Axial compressive behaviour of composite steel elements incorporating rubberised alkali-activated concrete

Abstract

This study presents an experimental and numerical investigation into the axial compressive behaviour of steel tubes infilled with rubberised alkali-activated concrete. An experimental programme involving circular and square concrete filled steel tubes with different length-to-diameter or length-to-width ratios and concrete infill mix designs with varying rubber contents, of up to 60% crumb rubber replacement of natural aggregates, is firstly described. A detailed account of the experimental results, including the axial capacity, stiffness, toughness, ductility, stress-strain response, and failure patterns, is given.
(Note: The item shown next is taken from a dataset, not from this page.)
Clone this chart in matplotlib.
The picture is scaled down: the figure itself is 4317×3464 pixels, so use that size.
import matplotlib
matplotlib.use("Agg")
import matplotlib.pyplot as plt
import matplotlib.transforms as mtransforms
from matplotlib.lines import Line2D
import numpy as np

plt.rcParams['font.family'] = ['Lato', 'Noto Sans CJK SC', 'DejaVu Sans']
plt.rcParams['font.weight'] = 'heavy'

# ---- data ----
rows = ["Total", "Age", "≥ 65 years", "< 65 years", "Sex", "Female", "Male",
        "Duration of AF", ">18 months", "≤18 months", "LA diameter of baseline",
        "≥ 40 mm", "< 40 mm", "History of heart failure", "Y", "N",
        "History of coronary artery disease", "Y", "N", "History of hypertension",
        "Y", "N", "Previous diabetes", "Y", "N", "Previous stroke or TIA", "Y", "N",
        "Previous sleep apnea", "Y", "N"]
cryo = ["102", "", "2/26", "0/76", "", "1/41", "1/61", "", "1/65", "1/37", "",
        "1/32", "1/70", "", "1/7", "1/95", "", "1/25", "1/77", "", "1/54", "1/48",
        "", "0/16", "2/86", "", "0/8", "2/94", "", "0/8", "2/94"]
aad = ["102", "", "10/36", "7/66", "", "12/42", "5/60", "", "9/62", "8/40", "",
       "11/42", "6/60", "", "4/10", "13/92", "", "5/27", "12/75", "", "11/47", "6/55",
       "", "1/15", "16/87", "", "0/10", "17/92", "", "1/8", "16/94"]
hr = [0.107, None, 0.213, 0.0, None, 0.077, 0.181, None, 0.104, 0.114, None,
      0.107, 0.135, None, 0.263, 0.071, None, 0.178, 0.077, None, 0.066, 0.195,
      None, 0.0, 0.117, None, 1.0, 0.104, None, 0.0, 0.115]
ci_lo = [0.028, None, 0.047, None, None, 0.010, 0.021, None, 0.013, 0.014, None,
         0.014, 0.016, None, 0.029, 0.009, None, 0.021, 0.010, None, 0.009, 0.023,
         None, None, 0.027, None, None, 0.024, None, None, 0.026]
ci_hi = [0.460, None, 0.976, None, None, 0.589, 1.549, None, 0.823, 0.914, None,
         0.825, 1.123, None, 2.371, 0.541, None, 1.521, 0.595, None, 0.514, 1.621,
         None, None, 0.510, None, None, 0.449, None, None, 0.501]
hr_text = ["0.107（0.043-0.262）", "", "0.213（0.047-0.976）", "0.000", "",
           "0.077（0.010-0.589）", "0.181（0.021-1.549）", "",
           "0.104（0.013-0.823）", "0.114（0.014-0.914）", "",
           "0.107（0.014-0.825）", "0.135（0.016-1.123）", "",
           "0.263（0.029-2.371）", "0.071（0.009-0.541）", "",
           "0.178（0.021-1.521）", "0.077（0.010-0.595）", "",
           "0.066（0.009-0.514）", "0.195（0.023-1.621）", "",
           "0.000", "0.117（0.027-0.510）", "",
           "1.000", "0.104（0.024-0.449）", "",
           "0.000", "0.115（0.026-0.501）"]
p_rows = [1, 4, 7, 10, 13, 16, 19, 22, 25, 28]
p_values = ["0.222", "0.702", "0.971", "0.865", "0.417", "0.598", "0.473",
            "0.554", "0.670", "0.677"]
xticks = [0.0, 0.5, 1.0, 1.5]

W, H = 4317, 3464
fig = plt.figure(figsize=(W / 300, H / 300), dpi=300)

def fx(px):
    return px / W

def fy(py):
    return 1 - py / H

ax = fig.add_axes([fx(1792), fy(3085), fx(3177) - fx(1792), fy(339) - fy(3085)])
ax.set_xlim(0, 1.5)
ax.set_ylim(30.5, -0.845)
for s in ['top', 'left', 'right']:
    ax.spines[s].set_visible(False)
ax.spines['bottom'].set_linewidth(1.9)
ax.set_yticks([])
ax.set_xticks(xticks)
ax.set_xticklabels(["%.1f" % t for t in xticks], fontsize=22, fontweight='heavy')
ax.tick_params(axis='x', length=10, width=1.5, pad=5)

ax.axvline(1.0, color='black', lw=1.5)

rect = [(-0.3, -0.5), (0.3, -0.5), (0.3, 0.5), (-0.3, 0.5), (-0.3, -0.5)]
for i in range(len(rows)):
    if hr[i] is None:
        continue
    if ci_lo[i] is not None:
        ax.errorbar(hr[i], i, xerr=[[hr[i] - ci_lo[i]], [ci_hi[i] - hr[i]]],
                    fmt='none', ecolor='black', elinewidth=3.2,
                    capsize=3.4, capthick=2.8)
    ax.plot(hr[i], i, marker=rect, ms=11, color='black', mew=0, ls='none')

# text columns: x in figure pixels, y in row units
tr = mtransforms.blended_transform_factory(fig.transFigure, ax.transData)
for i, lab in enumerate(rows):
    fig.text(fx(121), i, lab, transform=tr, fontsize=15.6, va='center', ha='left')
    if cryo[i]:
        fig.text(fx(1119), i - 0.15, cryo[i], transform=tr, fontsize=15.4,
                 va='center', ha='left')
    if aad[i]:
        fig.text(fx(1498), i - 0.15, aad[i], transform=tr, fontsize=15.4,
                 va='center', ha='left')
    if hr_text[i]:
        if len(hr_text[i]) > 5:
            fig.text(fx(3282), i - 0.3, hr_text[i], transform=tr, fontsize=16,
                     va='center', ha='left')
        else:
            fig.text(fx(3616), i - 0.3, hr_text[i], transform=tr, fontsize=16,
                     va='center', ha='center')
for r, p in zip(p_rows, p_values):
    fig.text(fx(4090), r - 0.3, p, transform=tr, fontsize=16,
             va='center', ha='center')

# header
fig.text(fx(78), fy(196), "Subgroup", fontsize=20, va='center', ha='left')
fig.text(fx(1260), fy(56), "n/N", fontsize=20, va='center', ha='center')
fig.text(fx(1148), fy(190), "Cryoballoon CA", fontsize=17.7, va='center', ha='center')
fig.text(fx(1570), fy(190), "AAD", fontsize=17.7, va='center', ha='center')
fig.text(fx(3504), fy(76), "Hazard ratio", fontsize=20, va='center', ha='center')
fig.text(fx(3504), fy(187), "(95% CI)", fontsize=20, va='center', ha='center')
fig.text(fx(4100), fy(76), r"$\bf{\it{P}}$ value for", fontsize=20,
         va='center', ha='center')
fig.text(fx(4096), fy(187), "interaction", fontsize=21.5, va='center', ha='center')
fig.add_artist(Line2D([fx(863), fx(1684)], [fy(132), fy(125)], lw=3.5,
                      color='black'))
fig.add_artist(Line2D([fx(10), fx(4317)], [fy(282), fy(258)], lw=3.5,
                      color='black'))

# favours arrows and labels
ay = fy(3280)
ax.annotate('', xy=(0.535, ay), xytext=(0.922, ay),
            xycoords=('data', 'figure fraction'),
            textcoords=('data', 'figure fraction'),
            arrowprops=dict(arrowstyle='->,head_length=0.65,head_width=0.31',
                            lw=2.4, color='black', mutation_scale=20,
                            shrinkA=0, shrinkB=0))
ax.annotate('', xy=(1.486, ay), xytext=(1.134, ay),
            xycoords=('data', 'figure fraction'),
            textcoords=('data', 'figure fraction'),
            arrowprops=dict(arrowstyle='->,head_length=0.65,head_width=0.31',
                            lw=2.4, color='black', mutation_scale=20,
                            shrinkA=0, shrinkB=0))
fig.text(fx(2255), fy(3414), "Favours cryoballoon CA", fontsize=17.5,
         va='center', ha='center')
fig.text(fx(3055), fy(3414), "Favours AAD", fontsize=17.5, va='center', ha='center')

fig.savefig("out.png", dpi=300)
The numerical study is performed in ABAQUS/CAE and the concrete compressive behaviour is modelled using the Concrete Damaged Plasticity model with a modified function for the compressive behaviour. The numerical results are validated against the experimental results, and a parametric study involving 315 finite element models is carried out to cover a wide range of concrete and steel material properties and different steel tube dimensions. The results show that an increase in rubber content in the concrete infill leads to a reduction in the axial capacity; however, this reduction is lower than that observed for unconfined specimens. The results also illustrate an increase in ductility with higher rubber content, which is mainly noticeable for members with circular sections as compared to those with square sections. The experimental and numerical results are used to examine the axial capacity prediction approaches in Eurocode 4 and AISC 360, with particular focus on assessing the confinement effects. It is shown that codified prediction equations for square concrete filled steel tubes give reasonably accurate results. Both codes, however, result in poor predictions for circular concrete filled steel tubes, with Eurocode 4 leading to unsafe predictions while AISC 360 gives overly conservative estimates. Modifications to Eurocode 4 and AISC 360 axial capacity approaches for circular tubes are proposed and are shown to offer significant improvement in terms of safety and accuracy of design.